STORED ROWS.
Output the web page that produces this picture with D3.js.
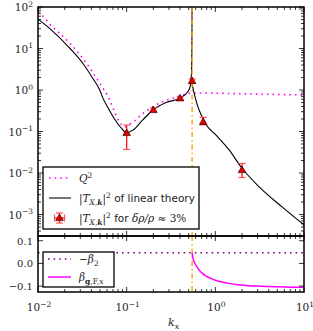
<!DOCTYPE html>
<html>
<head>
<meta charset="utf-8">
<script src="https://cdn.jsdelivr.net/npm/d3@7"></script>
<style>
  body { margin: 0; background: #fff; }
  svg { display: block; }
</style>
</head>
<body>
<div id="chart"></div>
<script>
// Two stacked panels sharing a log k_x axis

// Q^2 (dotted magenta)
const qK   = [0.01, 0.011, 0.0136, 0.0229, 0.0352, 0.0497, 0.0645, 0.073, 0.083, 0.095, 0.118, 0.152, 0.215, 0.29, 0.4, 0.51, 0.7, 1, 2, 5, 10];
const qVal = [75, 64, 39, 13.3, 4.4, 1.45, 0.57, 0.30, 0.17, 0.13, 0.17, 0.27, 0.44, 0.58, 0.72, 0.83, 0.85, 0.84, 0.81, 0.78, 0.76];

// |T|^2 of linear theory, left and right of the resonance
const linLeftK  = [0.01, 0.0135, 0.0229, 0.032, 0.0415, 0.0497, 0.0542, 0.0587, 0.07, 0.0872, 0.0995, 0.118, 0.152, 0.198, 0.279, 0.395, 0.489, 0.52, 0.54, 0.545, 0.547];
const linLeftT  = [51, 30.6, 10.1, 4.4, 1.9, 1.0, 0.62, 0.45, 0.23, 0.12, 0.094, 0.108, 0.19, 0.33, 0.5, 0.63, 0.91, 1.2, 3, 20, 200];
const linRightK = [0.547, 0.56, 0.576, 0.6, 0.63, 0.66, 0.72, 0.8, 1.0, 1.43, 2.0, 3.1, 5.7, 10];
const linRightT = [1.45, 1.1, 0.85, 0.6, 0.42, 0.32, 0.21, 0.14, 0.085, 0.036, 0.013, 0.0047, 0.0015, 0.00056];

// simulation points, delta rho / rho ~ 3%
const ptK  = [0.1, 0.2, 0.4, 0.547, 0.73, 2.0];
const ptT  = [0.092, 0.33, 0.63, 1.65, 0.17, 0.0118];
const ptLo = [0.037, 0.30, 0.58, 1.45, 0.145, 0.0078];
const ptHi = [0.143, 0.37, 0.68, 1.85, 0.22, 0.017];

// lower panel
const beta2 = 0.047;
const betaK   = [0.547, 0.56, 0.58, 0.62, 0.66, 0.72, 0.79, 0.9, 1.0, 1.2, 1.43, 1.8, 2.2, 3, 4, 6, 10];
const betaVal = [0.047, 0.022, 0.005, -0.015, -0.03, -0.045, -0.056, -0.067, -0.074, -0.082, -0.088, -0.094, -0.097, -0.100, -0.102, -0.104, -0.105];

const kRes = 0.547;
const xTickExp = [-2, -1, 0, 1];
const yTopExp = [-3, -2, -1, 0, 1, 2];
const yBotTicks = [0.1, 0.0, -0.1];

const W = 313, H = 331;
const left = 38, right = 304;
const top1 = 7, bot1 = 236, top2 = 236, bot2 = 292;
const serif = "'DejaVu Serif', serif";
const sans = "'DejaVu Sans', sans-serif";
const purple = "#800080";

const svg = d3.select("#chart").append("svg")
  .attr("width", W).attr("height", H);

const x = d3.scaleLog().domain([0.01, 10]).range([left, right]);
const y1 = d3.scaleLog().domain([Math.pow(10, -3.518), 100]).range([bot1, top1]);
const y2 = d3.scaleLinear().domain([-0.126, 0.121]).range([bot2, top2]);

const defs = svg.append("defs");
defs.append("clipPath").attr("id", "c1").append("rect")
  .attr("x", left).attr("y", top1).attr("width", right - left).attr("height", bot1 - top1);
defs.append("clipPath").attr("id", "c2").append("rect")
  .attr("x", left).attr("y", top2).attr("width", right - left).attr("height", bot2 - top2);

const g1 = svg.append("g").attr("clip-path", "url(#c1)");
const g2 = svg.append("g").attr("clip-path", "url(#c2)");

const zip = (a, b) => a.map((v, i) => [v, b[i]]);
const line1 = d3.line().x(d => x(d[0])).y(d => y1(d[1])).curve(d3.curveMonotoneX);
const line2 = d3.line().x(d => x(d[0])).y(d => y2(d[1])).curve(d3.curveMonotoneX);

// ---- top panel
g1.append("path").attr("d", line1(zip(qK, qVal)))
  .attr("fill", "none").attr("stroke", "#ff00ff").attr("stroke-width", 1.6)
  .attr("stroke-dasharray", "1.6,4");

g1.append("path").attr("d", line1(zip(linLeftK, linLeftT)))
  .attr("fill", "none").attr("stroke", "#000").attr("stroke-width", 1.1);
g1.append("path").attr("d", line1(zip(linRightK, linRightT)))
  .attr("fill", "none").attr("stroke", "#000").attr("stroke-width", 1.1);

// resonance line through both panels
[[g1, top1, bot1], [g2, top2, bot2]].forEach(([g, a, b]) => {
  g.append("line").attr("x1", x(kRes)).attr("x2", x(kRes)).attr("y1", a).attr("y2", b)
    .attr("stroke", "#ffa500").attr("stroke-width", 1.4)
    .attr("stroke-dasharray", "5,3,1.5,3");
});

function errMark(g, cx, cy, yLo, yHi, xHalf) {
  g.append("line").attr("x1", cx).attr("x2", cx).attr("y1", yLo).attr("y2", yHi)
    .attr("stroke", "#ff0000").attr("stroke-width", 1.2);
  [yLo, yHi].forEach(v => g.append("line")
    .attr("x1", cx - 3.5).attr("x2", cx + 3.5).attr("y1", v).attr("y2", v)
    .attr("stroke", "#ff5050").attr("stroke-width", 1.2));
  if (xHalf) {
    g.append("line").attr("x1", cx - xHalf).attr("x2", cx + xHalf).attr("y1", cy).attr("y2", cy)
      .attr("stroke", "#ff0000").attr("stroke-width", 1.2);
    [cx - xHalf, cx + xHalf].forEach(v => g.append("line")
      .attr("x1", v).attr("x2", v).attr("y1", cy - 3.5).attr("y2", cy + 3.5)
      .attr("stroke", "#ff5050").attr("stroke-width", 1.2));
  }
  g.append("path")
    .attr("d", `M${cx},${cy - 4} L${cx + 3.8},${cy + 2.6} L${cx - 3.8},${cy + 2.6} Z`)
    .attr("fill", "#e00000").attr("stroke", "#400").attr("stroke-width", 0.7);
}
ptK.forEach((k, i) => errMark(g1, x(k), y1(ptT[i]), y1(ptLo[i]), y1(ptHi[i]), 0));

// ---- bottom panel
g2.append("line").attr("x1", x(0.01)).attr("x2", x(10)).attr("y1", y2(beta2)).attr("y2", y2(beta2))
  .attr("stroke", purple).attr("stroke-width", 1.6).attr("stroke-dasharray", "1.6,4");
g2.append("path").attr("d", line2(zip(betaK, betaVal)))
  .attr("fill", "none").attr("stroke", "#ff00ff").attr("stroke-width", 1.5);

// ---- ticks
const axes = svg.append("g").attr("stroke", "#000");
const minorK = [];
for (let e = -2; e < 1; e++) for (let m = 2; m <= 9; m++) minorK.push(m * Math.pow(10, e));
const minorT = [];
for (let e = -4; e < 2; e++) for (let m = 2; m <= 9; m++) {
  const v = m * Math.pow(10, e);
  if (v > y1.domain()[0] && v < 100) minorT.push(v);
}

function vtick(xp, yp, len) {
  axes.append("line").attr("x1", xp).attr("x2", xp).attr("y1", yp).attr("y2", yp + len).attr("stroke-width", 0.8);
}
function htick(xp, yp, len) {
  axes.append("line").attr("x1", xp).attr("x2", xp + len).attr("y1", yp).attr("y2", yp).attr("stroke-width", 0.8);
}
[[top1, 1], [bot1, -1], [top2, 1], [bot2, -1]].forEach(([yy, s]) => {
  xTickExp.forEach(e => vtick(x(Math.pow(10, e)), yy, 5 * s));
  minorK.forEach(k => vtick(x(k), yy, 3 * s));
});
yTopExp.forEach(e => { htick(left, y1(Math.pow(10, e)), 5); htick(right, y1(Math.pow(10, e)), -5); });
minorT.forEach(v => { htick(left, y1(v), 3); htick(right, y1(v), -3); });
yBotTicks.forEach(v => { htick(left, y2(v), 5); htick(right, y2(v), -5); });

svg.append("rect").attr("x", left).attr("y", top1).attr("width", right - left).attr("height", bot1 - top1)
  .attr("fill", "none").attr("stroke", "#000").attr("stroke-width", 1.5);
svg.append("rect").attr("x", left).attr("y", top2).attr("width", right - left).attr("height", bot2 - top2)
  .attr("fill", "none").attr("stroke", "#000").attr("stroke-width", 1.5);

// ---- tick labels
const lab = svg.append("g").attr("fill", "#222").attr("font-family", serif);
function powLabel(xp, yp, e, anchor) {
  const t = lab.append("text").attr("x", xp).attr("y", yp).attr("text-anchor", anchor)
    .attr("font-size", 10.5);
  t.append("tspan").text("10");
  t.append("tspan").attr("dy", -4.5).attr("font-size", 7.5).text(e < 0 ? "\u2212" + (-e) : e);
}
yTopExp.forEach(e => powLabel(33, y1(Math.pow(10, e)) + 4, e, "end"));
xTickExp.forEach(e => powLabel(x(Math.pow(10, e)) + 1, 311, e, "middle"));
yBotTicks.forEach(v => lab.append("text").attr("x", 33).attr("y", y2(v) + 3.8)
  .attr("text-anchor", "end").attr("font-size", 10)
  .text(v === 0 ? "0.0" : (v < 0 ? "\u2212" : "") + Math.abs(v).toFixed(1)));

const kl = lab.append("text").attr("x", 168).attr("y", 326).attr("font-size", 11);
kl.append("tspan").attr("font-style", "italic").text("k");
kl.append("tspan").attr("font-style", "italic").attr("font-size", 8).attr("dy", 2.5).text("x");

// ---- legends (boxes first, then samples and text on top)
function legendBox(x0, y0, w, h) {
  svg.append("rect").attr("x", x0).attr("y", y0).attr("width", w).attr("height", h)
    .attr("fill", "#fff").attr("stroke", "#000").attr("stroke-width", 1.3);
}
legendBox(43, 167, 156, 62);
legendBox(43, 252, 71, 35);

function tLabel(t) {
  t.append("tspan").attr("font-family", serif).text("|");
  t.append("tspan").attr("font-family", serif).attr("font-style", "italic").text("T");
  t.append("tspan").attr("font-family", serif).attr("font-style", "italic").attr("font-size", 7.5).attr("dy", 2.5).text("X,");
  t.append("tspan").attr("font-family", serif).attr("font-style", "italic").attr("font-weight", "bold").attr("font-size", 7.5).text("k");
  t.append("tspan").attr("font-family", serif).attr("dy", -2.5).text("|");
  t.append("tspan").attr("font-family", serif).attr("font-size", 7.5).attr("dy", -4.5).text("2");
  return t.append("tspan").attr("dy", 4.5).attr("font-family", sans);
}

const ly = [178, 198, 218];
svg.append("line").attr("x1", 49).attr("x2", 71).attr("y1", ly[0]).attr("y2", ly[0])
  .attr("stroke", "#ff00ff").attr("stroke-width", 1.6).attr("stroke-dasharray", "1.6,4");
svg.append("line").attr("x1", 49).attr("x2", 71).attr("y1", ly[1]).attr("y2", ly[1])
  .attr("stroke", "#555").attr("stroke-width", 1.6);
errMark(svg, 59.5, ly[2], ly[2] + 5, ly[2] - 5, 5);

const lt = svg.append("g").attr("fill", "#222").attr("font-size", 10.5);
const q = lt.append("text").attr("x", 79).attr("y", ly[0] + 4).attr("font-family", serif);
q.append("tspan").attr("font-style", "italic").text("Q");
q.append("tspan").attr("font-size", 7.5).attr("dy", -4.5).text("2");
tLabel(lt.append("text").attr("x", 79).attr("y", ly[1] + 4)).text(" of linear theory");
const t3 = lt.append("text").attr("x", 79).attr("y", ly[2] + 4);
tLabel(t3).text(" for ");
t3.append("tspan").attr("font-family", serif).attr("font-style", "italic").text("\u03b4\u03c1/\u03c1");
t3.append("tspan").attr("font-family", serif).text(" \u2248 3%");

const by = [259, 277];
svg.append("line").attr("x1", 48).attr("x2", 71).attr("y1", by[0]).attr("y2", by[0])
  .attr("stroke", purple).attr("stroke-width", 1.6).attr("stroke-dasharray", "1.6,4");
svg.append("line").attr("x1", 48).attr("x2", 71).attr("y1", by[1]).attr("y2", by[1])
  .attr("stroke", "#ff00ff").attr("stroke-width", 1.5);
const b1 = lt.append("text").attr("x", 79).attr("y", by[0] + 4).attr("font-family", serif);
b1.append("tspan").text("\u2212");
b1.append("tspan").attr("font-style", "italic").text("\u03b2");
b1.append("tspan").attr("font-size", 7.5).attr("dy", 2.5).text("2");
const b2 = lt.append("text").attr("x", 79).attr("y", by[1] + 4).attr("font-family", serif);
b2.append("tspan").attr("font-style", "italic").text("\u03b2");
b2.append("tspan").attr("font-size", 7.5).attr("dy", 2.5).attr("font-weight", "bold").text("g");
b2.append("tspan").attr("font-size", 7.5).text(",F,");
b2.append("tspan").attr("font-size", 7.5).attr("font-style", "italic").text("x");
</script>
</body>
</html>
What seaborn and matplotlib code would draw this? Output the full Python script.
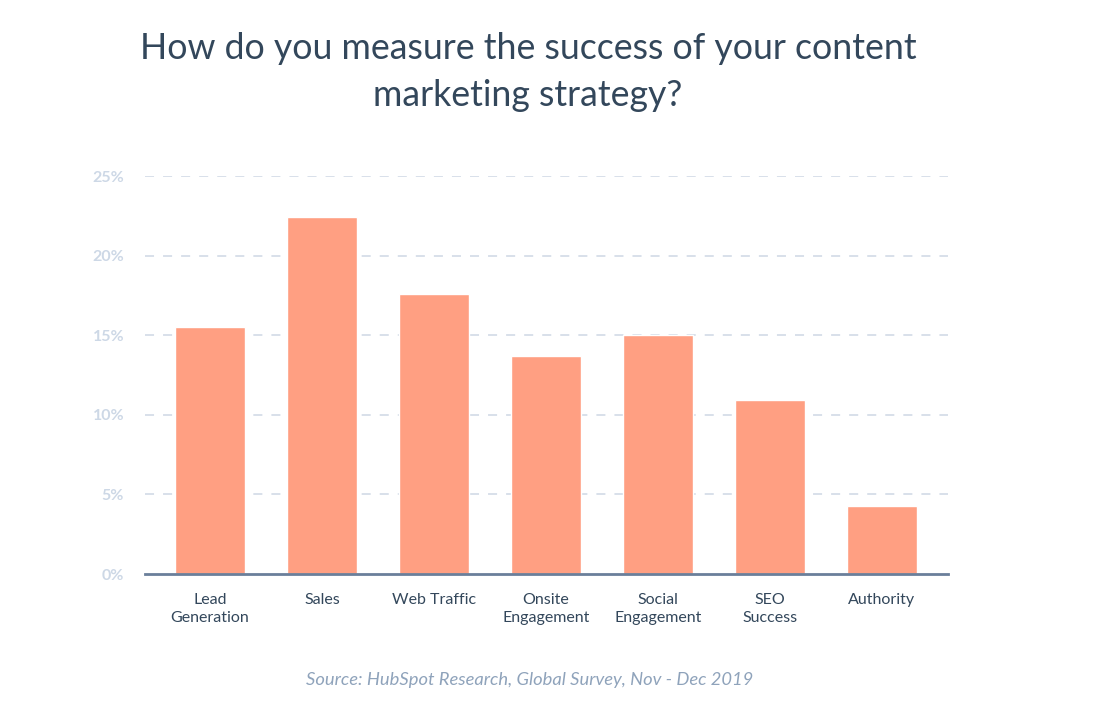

DIRECTIONS. Everything from the first line of the listing above through the line that contains "0.81, 0.78, 0.76];" is to be restated word for word, minus the pictures.

TASK SOLUTION.
Output the web page that produces this picture with D3.js.
<!DOCTYPE html>
<html>
<head>
<meta charset="utf-8">
<script src="https://cdn.jsdelivr.net/npm/d3@7"></script>
<style>
  body { margin: 0; background: #fff; }
  svg { display: block; }
</style>
</head>
<body>
<div id="chart"></div>
<script>
// Two stacked panels sharing a log k_x axis

// Q^2 (dotted magenta)
const qK   = [0.01, 0.011, 0.0136, 0.0229, 0.0352, 0.0497, 0.0645, 0.073, 0.083, 0.095, 0.118, 0.152, 0.215, 0.29, 0.4, 0.51, 0.7, 1, 2, 5, 10];
const qVal = [75, 64, 39, 13.3, 4.4, 1.45, 0.57, 0.30, 0.17, 0.13, 0.17, 0.27, 0.44, 0.58, 0.72, 0.83, 0.85, 0.84, 0.81, 0.78, 0.76];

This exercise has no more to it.